### WHAT THE TASK ASKS
Copy all of the material word for word, except for the pictures.
• • •
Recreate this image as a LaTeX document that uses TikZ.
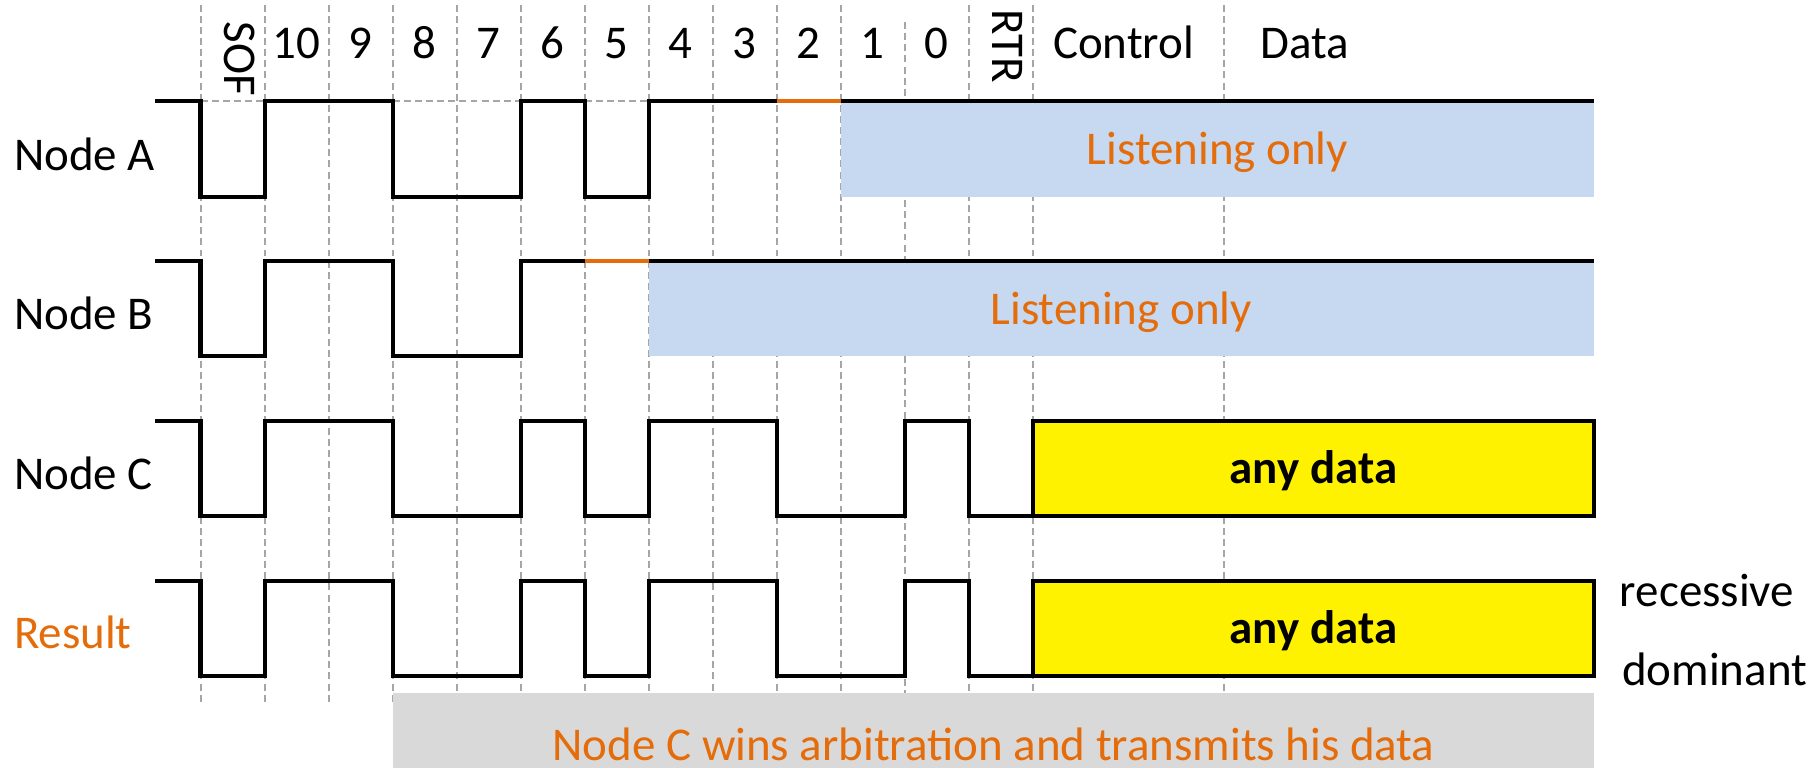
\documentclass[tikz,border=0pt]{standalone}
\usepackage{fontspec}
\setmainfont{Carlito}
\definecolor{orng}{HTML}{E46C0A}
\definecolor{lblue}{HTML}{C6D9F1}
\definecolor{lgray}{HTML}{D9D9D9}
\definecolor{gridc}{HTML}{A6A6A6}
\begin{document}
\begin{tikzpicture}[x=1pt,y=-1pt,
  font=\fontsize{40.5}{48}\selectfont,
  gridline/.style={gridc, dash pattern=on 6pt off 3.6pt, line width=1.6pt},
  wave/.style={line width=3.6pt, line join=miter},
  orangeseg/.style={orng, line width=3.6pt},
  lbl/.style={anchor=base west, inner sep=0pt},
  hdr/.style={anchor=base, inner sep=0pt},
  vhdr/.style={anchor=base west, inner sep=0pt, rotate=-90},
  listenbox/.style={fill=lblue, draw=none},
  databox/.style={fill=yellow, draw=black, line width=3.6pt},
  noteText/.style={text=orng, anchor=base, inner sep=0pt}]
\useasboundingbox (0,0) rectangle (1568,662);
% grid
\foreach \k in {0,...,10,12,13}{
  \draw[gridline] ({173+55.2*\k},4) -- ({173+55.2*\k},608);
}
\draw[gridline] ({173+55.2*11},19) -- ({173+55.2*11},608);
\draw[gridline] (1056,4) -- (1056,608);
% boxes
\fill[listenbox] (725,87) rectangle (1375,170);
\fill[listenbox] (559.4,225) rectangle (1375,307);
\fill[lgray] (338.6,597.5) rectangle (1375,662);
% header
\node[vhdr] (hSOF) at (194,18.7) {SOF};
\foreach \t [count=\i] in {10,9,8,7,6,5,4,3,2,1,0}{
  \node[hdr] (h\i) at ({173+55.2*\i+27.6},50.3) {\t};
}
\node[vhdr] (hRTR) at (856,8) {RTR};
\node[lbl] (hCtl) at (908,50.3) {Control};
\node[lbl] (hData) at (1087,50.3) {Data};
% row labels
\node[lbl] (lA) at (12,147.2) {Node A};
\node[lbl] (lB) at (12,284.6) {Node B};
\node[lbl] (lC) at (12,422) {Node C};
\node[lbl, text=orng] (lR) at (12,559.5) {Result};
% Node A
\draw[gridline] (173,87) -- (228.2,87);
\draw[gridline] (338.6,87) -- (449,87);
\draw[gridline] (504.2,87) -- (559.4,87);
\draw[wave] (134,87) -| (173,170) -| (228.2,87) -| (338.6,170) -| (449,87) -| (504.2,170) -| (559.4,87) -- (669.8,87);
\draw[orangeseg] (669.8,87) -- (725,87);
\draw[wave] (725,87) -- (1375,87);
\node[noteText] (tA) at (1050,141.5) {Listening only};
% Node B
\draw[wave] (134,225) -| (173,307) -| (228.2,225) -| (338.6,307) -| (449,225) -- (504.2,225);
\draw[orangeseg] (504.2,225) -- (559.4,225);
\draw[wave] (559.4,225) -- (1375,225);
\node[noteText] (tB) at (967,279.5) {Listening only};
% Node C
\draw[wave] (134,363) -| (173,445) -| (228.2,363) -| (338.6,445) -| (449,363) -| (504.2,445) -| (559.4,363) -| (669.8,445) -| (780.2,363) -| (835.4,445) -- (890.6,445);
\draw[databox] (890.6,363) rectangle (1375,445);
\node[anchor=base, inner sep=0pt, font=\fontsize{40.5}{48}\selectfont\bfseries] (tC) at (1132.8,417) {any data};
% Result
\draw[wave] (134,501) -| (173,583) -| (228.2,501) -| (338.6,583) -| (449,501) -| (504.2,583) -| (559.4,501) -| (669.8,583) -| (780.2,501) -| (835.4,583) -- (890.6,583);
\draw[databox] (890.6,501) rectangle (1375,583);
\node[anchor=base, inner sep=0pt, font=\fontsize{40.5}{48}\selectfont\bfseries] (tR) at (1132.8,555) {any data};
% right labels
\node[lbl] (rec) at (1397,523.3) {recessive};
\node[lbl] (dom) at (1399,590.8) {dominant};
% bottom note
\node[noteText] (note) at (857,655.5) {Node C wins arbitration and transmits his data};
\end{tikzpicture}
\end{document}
• • •
### WRITTEN REPLY
Recreate this image as a LaTeX document that uses TikZ.
\documentclass[tikz,border=0pt]{standalone}
\usepackage{fontspec}
\setmainfont{Carlito}
\definecolor{orng}{HTML}{E46C0A}
\definecolor{lblue}{HTML}{C6D9F1}
\definecolor{lgray}{HTML}{D9D9D9}
\definecolor{gridc}{HTML}{A6A6A6}
\begin{document}
\begin{tikzpicture}[x=1pt,y=-1pt,
  font=\fontsize{40.5}{48}\selectfont,
  gridline/.style={gridc, dash pattern=on 6pt off 3.6pt, line width=1.6pt},
  wave/.style={line width=3.6pt, line join=miter},
  orangeseg/.style={orng, line width=3.6pt},
  lbl/.style={anchor=base west, inner sep=0pt},
  hdr/.style={anchor=base, inner sep=0pt},
  vhdr/.style={anchor=base west, inner sep=0pt, rotate=-90},
  listenbox/.style={fill=lblue, draw=none},
  databox/.style={fill=yellow, draw=black, line width=3.6pt},
  noteText/.style={text=orng, anchor=base, inner sep=0pt}]
\useasboundingbox (0,0) rectangle (1568,662);
% grid
\foreach \k in {0,...,10,12,13}{
  \draw[gridline] ({173+55.2*\k},4) -- ({173+55.2*\k},608);
}
\draw[gridline] ({173+55.2*11},19) -- ({173+55.2*11},608);
\draw[gridline] (1056,4) -- (1056,608);
% boxes
\fill[listenbox] (725,87) rectangle (1375,170);
\fill[listenbox] (559.4,225) rectangle (1375,307);
\fill[lgray] (338.6,597.5) rectangle (1375,662);
% header
\node[vhdr] (hSOF) at (194,18.7) {SOF};
\foreach \t [count=\i] in {10,9,8,7,6,5,4,3,2,1,0}{
  \node[hdr] (h\i) at ({173+55.2*\i+27.6},50.3) {\t};
}
\node[vhdr] (hRTR) at (856,8) {RTR};
\node[lbl] (hCtl) at (908,50.3) {Control};
\node[lbl] (hData) at (1087,50.3) {Data};
% row labels
\node[lbl] (lA) at (12,147.2) {Node A};
\node[lbl] (lB) at (12,284.6) {Node B};
\node[lbl] (lC) at (12,422) {Node C};
\node[lbl, text=orng] (lR) at (12,559.5) {Result};
% Node A
\draw[gridline] (173,87) -- (228.2,87);
\draw[gridline] (338.6,87) -- (449,87);
\draw[gridline] (504.2,87) -- (559.4,87);
\draw[wave] (134,87) -| (173,170) -| (228.2,87) -| (338.6,170) -| (449,87) -| (504.2,170) -| (559.4,87) -- (669.8,87);
\draw[orangeseg] (669.8,87) -- (725,87);
\draw[wave] (725,87) -- (1375,87);
\node[noteText] (tA) at (1050,141.5) {Listening only};
% Node B
\draw[wave] (134,225) -| (173,307) -| (228.2,225) -| (338.6,307) -| (449,225) -- (504.2,225);
\draw[orangeseg] (504.2,225) -- (559.4,225);
\draw[wave] (559.4,225) -- (1375,225);
\node[noteText] (tB) at (967,279.5) {Listening only};
% Node C
\draw[wave] (134,363) -| (173,445) -| (228.2,363) -| (338.6,445) -| (449,363) -| (504.2,445) -| (559.4,363) -| (669.8,445) -| (780.2,363) -| (835.4,445) -- (890.6,445);
\draw[databox] (890.6,363) rectangle (1375,445);
\node[anchor=base, inner sep=0pt, font=\fontsize{40.5}{48}\selectfont\bfseries] (tC) at (1132.8,417) {any data};
% Result
\draw[wave] (134,501) -| (173,583) -| (228.2,501) -| (338.6,583) -| (449,501) -| (504.2,583) -| (559.4,501) -| (669.8,583) -| (780.2,501) -| (835.4,583) -- (890.6,583);
\draw[databox] (890.6,501) rectangle (1375,583);
\node[anchor=base, inner sep=0pt, font=\fontsize{40.5}{48}\selectfont\bfseries] (tR) at (1132.8,555) {any data};
% right labels
\node[lbl] (rec) at (1397,523.3) {recessive};
\node[lbl] (dom) at (1399,590.8) {dominant};
% bottom note
\node[noteText] (note) at (857,655.5) {Node C wins arbitration and transmits his data};
\end{tikzpicture}
\end{document}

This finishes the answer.